Dinamika

PMII Purworejo Tegaskan Penolakan terhadap RUU TNI demi Menjaga Demokrasi dalam Diskusi 'Tadarus Pergerakan'

Rabu, 19 Maret 2025 | 11:00 WIB

PMII Purworejo Tegaskan Penolakan terhadap RUU TNI demi Menjaga Demokrasi dalam Diskusi 'Tadarus Pergerakan'

Diskusi publik PC PMII Purworejo yang bertajuk "Tadarus Pergerakan". Senin, 17/3/2025

Purworejo, NU Online Jateng – 

Pengurus Cabang (PC) Pergerakan Mahasiswa Islam Indonesia (PMII) Purworejo menggelar diskusi publik yang bertajuk "Tadarus Pergerakan" dengan fokus utama membahas perubahan rancangan undang-undang (RUU) Tentara Nasional Indonesia (TNI). Acara yang diikuti oleh anggota, kader, dan pengurus PMII Purworejo ini berlangsung di sekretariat PMII setempat, dan menjadi momentum penting bagi organisasi tersebut untuk menegaskan sikap penolakannya terhadap RUU TNI yang tengah dibahas. Senin, 17/3/2025.

Ketua PMII Purworejo, Fatkhu Rohman, menyampaikan beberapa alasan fundamental di balik penolakan tersebut. Menurutnya, RUU TNI berpotensi menghidupkan kembali dwifungsi TNI, yang memungkinkan prajurit TNI aktif menduduki jabatan sipil di berbagai kementerian dan lembaga negara. Fatkhu menegaskan bahwa langkah ini akan membuka celah bagi militer untuk kembali terlibat dalam struktur sipil yang strategis, yang berisiko menghidupkan kembali peran militer dalam kontrol pemerintahan yang otoriter.

"RUU TNI memberi ruang bagi militer untuk kembali mendominasi jabatan-jabatan sipil. Ini berbahaya, karena dapat mengancam prinsip dasar demokrasi dan supremasi sipil yang selama ini kita junjung," ujar Fatkhu dalam diskusi tersebut.

Selain itu, PMII Purworejo juga mengkritisi perluasan jenis Operasi Militer Selain Perang (OMSP) yang diatur dalam RUU TNI. Mereka khawatir bahwa hal ini dapat menimbulkan tumpang tindih kewenangan antara militer dan aparat penegak hukum, yang seharusnya memiliki ruang otoritas yang jelas dan terpisah.

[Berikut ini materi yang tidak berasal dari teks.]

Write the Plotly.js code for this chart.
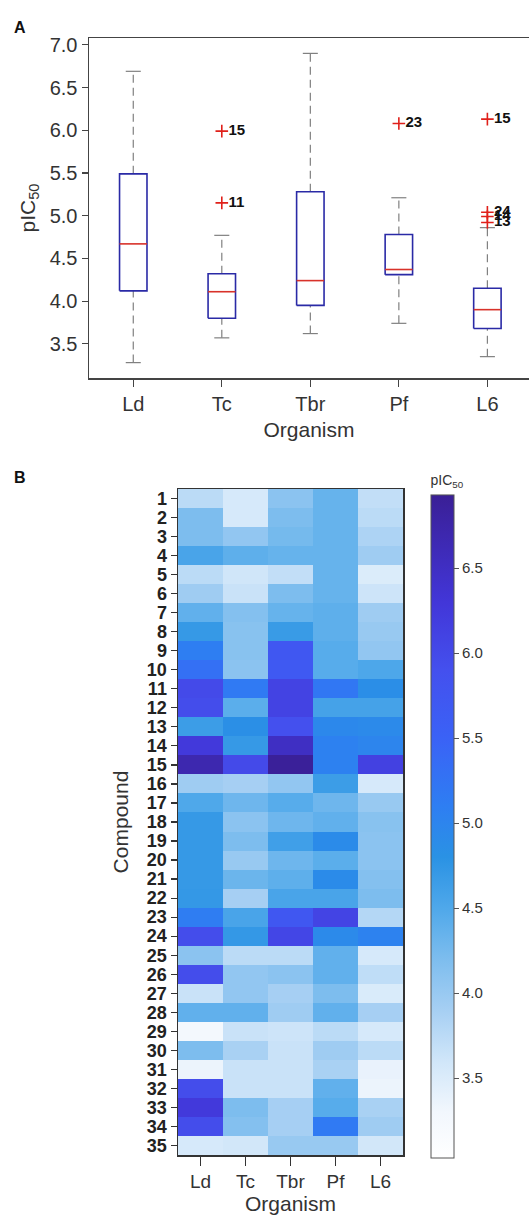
<!DOCTYPE html>
<html>
<head>
<meta charset="utf-8">
<script src="https://cdn.plot.ly/plotly-3.0.1.min.js"></script>
<style>html,body{margin:0;padding:0;background:#fff;}#chart{width:529px;height:1218px;}</style>
</head>
<body>
<div id="chart"></div>
<script>
// ---- Panel A: box-plot summary statistics ----
var organisms = ['Ld', 'Tc', 'Tbr', 'Pf', 'L6'];
var lowerWhisker = [3.28, 3.57, 3.62, 3.74, 3.35];
var q1 = [4.12, 3.80, 3.95, 4.31, 3.68];
var median = [4.67, 4.11, 4.24, 4.37, 3.90];
var q3 = [5.49, 4.32, 5.28, 4.78, 4.15];
var upperWhisker = [6.69, 4.77, 6.90, 5.21, 4.86];
var outlierOrg = ['Tc', 'Tc', 'Pf', 'L6', 'L6', 'L6', 'L6'];
var outlierVal = [5.99, 5.15, 6.08, 6.13, 5.04, 4.99, 4.92];
var outlierLabel = ['15', '11', '23', '15', '24', '14', '13'];
var boxTicks = [3.5, 4.0, 4.5, 5.0, 5.5, 6.0, 6.5, 7.0];

// ---- Panel B: heatmap values (compound x organism) ----
var compounds = [];
for (var c = 1; c <= 35; c++) compounds.push(c);
var Ld  = [3.75,4.20,4.20,4.55,3.75,3.95,4.38,4.70,5.10,5.30,6.00,5.95,4.65,6.25,6.69,3.95,4.50,4.70,4.70,4.70,4.70,4.72,5.12,5.95,4.10,5.95,3.65,4.38,3.28,4.20,3.35,5.95,6.25,5.95,3.55];
var Tc  = [3.55,3.55,4.05,4.40,3.60,3.65,4.15,4.12,4.12,4.10,5.15,4.42,4.85,4.70,5.99,3.90,4.30,4.10,4.20,4.00,4.32,3.90,4.55,4.72,3.75,4.05,4.05,4.38,3.65,3.88,3.65,3.65,4.20,4.15,3.58];
var Tbr = [4.10,4.20,4.25,4.35,3.70,4.20,4.35,4.68,5.75,5.70,6.10,6.10,5.90,6.50,6.90,4.05,4.45,4.30,4.62,4.30,4.40,4.55,5.75,6.05,3.75,4.10,3.90,3.95,3.62,3.65,3.65,3.65,3.90,3.90,4.00];
var Pf  = [4.35,4.35,4.35,4.35,4.35,4.35,4.40,4.40,4.45,4.45,5.20,4.58,4.95,5.05,5.05,4.65,4.30,4.38,4.90,4.42,4.90,4.55,6.08,4.92,4.38,4.38,4.20,4.38,3.75,3.95,3.88,4.38,4.45,5.15,4.00];
var L6  = [3.70,3.75,3.85,3.95,3.50,3.62,3.95,4.00,4.05,4.52,4.86,4.58,4.92,4.99,6.13,3.55,4.00,4.12,4.10,4.10,4.15,4.20,3.80,5.04,3.55,3.72,3.52,3.90,3.55,3.75,3.38,3.35,3.88,3.95,3.58];
var cbTicks = [3.5, 4.0, 4.5, 5.0, 5.5, 6.0, 6.5];

// ---- styling constants ----
var FONT = 'Liberation Sans, Arial, sans-serif';
var W = 529, H = 1218;
var zMin = 3.03, zMax = 6.93;
var colorStops = [
  [3.03, '#ffffff'], [3.30, '#f2f7fd'], [3.60, '#d0e6f9'], [3.90, '#a6cff3'],
  [4.20, '#7dbdee'], [4.50, '#4fa8ea'], [4.80, '#2a92e4'], [5.10, '#2e7ef2'],
  [5.50, '#3a62f6'], [5.90, '#4450ee'], [6.30, '#4236d8'], [6.93, '#3a1f96']
];
var colorscale = colorStops.map(function (s) { return [(s[0] - zMin) / (zMax - zMin), s[1]]; });

var traces = [];
var halfBox = 0.155, halfCap = 0.085;
var boxColor = '#2a2aa6', medColor = '#d8322a', whiskColor = '#808080';

var wx = [], wy = [], cx = [], cy = [], bx = [], by = [], mx = [], my = [];
organisms.forEach(function (o, i) {
  wx.push(i, i, null, i, i, null);
  wy.push(q3[i], upperWhisker[i], null, lowerWhisker[i], q1[i], null);
  cx.push(i - halfCap, i + halfCap, null, i - halfCap, i + halfCap, null);
  cy.push(upperWhisker[i], upperWhisker[i], null, lowerWhisker[i], lowerWhisker[i], null);
  bx.push(i - halfBox, i + halfBox, i + halfBox, i - halfBox, i - halfBox, null);
  by.push(q1[i], q1[i], q3[i], q3[i], q1[i], null);
  mx.push(i - halfBox, i + halfBox, null);
  my.push(median[i], median[i], null);
});
traces.push({x: wx, y: wy, type: 'scatter', mode: 'lines', xaxis: 'x', yaxis: 'y',
  line: {color: whiskColor, width: 1.2, dash: '8px,5px'}, hoverinfo: 'skip', showlegend: false});
traces.push({x: cx, y: cy, type: 'scatter', mode: 'lines', xaxis: 'x', yaxis: 'y',
  line: {color: whiskColor, width: 1.2}, hoverinfo: 'skip', showlegend: false});
traces.push({x: bx, y: by, type: 'scatter', mode: 'lines', xaxis: 'x', yaxis: 'y',
  line: {color: boxColor, width: 1.6}, hoverinfo: 'skip', showlegend: false});
traces.push({x: mx, y: my, type: 'scatter', mode: 'lines', xaxis: 'x', yaxis: 'y',
  line: {color: medColor, width: 1.6}, hoverinfo: 'skip', showlegend: false});
traces.push({
  x: outlierOrg.map(function (o) { return organisms.indexOf(o); }),
  y: outlierVal, text: outlierLabel, type: 'scatter', mode: 'markers+text',
  xaxis: 'x', yaxis: 'y', textposition: 'middle right',
  textfont: {family: FONT, size: 15, color: '#111', weight: 'bold'},
  marker: {symbol: 'cross-thin', size: 9, line: {color: '#e0201a', width: 1.6}},
  hoverinfo: 'skip', showlegend: false
});

var cols = [Ld, Tc, Tbr, Pf, L6];
var z = compounds.map(function (c, r) { return cols.map(function (col) { return col[r]; }); });
traces.push({
  type: 'heatmap', z: z, x: [0, 1, 2, 3, 4], y: compounds, xaxis: 'x2', yaxis: 'y2',
  zmin: zMin, zmax: zMax, colorscale: colorscale, showscale: true,
  colorbar: {
    x: 431 / W, xanchor: 'left', xref: 'paper', xpad: 0,
    y: 1 - 815 / H, yanchor: 'middle', yref: 'paper', ypad: 0,
    lenmode: 'pixels', len: 686, thicknessmode: 'pixels', thickness: 23,
    outlinewidth: 1, outlinecolor: '#555',
    ticks: 'outside', ticklen: 5, tickcolor: '#555', tickwidth: 1,
    tickvals: cbTicks, ticktext: cbTicks.map(function (v) { return v.toFixed(1); }),
    tickfont: {family: FONT, size: 15, color: '#333'},
    title: {text: 'pIC<sub>50</sub>', side: 'top', font: {family: FONT, size: 14, color: '#333'}}
  },
  hoverinfo: 'skip'
});

var layout = {
  width: W, height: H,
  margin: {l: 0, r: 0, t: 0, b: 0},
  paper_bgcolor: '#fff', plot_bgcolor: '#fff',
  font: {family: FONT, color: '#333'},
  showlegend: false,
  xaxis: {
    domain: [89 / W, 1], range: [-0.5, 4.47], anchor: 'y',
    tickvals: [0, 1, 2, 3, 4], ticktext: organisms,
    showline: true, mirror: true, linecolor: '#444', linewidth: 1.5,
    ticks: 'outside', ticklen: 7, tickcolor: '#444', tickwidth: 1.2,
    showgrid: false, zeroline: false,
    tickfont: {family: FONT, size: 20, color: '#333'},
    title: {text: 'Organism', font: {family: FONT, size: 21, color: '#333'}, standoff: 9}
  },
  yaxis: {
    domain: [1 - 378 / H, 1 - 38 / H], range: [3.10, 7.08], anchor: 'x',
    tickvals: boxTicks, ticktext: boxTicks.map(function (v) { return v.toFixed(1); }),
    showline: true, mirror: false, linecolor: '#444', linewidth: 1.5,
    ticks: 'outside', ticklen: 6, tickcolor: '#444', tickwidth: 1.2,
    showgrid: false, zeroline: false,
    tickfont: {family: FONT, size: 20, color: '#333'},
    title: {text: 'pIC<sub>50</sub>', font: {family: FONT, size: 21, color: '#333'}, standoff: 8}
  },
  xaxis2: {
    domain: [178 / W, 403 / W], range: [-0.5, 4.5], anchor: 'y2',
    tickvals: [0, 1, 2, 3, 4], ticktext: organisms,
    showline: true, mirror: true, linecolor: '#333', linewidth: 1.5,
    ticks: 'outside', ticklen: 9, tickcolor: '#333', tickwidth: 1.2,
    showgrid: false, zeroline: false,
    tickfont: {family: FONT, size: 19, color: '#333'},
    title: {text: 'Organism', font: {family: FONT, size: 21, color: '#333'}, standoff: 3}
  },
  yaxis2: {
    domain: [1 - 1155 / H, 1 - 489 / H], range: [35.5, 0.5], anchor: 'x2',
    tickvals: compounds, ticktext: compounds.map(String),
    showline: true, mirror: true, linecolor: '#333', linewidth: 1.5,
    ticks: 'outside', ticklen: 6, tickcolor: '#333', tickwidth: 1.2,
    showgrid: false, zeroline: false,
    tickfont: {family: FONT, size: 18, color: '#222', weight: 'bold'},
    title: {text: 'Compound', font: {family: FONT, size: 21, color: '#333'}, standoff: 12}
  },
  annotations: [
    {text: '<b>A</b>', x: 12 / W, y: 1 - 28 / H, xref: 'paper', yref: 'paper',
     xanchor: 'left', yanchor: 'middle', showarrow: false, font: {family: FONT, size: 16, color: '#111'}},
    {text: '<b>B</b>', x: 12 / W, y: 1 - 477 / H, xref: 'paper', yref: 'paper',
     xanchor: 'left', yanchor: 'middle', showarrow: false, font: {family: FONT, size: 16, color: '#111'}}
  ]
};

Plotly.newPlot('chart', traces, layout, {staticPlot: true, displayModeBar: false});
</script>
</body>
</html>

"Perluasan peran militer dalam operasi selain perang berpotensi menggangu tugas aparat penegak hukum dan menciptakan ketidakjelasan kewenangan yang sangat berbahaya," tambah Fatkhu.

Dalam diskusi yang penuh antusiasme tersebut, para peserta juga menyoroti proses pembahasan RUU TNI yang dilakukan secara tertutup oleh DPR RI. Mereka menganggap rapat pembahasan yang digelar di hotel mewah dan di luar jam kerja DPR bertentangan dengan prinsip transparansi, efisiensi anggaran, dan partisipasi publik yang seharusnya menjadi dasar dalam setiap pembahasan undang-undang.

Selain itu, mereka mengkritisi pernyataan keras dari Kepala Staf Angkatan Darat (KSAD) Jenderal Maruli Simanjutak, yang menyebut kritik terhadap RUU TNI sebagai "otak kampungan". Perkataan ini dianggap mencerminkan sikap arogan dan merendahkan kritik masyarakat yang merupakan bagian dari hak berdemokrasi.

Menutup diskusi, PMII Purworejo mengeluarkan sejumlah pernyataan sikap yang tegas, antara lain:

1. Menolak RUU TNI yang berpotensi mengembalikan dwifungsi TNI dan mengancam supremasi sipil.

2. Mendesak pemerintah dan DPR untuk lebih transparan dan melibatkan masyarakat sipil dalam proses pembahasan RUU TNI.

3. Mengajak seluruh elemen masyarakat untuk aktif mengawal dan memberikan perhatian serius terhadap proses pembahasan RUU TNI.

PMII Purworejo berharap, melalui diskusi "Tadarus Pergerakan" ini, aspirasi masyarakat dapat tersuarakan dengan jelas, serta mendorong pemerintah dan DPR untuk lebih bijaksana dalam mengambil keputusan terkait RUU TNI, demi menjaga prinsip-prinsip demokrasi yang telah diperjuangkan selama ini.